(Your instructions) Below is a block of records; repeat each one exactly.

------------------------------

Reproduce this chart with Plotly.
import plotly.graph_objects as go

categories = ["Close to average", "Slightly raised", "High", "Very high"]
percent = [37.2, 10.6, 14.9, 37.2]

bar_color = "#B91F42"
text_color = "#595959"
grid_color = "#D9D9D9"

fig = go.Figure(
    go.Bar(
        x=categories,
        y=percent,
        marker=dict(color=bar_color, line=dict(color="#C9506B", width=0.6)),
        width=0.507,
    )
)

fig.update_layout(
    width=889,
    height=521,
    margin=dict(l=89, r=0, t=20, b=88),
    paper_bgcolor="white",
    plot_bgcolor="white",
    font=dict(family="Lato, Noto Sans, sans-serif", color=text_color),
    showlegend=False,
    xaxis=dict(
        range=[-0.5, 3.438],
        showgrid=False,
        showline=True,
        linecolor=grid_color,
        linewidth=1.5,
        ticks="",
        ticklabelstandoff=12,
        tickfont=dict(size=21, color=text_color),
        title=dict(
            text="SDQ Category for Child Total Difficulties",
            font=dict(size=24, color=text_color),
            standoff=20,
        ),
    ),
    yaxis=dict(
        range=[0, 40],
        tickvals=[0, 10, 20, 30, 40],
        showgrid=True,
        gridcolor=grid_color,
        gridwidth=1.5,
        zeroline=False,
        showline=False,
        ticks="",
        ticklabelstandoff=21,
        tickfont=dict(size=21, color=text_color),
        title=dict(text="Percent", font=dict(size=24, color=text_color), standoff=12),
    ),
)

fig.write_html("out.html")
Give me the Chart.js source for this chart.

------------------------------

(Worked answer)
Reproduce this chart with Plotly.
import plotly.graph_objects as go

categories = ["Close to average", "Slightly raised", "High", "Very high"]
percent = [37.2, 10.6, 14.9, 37.2]

bar_color = "#B91F42"
text_color = "#595959"
grid_color = "#D9D9D9"

fig = go.Figure(
    go.Bar(
        x=categories,
        y=percent,
        marker=dict(color=bar_color, line=dict(color="#C9506B", width=0.6)),
        width=0.507,
    )
)

fig.update_layout(
    width=889,
    height=521,
    margin=dict(l=89, r=0, t=20, b=88),
    paper_bgcolor="white",
    plot_bgcolor="white",
    font=dict(family="Lato, Noto Sans, sans-serif", color=text_color),
    showlegend=False,
    xaxis=dict(
        range=[-0.5, 3.438],
        showgrid=False,
        showline=True,
        linecolor=grid_color,
        linewidth=1.5,
        ticks="",
        ticklabelstandoff=12,
        tickfont=dict(size=21, color=text_color),
        title=dict(
            text="SDQ Category for Child Total Difficulties",
            font=dict(size=24, color=text_color),
            standoff=20,
        ),
    ),
    yaxis=dict(
        range=[0, 40],
        tickvals=[0, 10, 20, 30, 40],
        showgrid=True,
        gridcolor=grid_color,
        gridwidth=1.5,
        zeroline=False,
        showline=False,
        ticks="",
        ticklabelstandoff=21,
        tickfont=dict(size=21, color=text_color),
        title=dict(text="Percent", font=dict(size=24, color=text_color), standoff=12),
    ),
)

fig.write_html("out.html")
Give me the Chart.js source for this chart.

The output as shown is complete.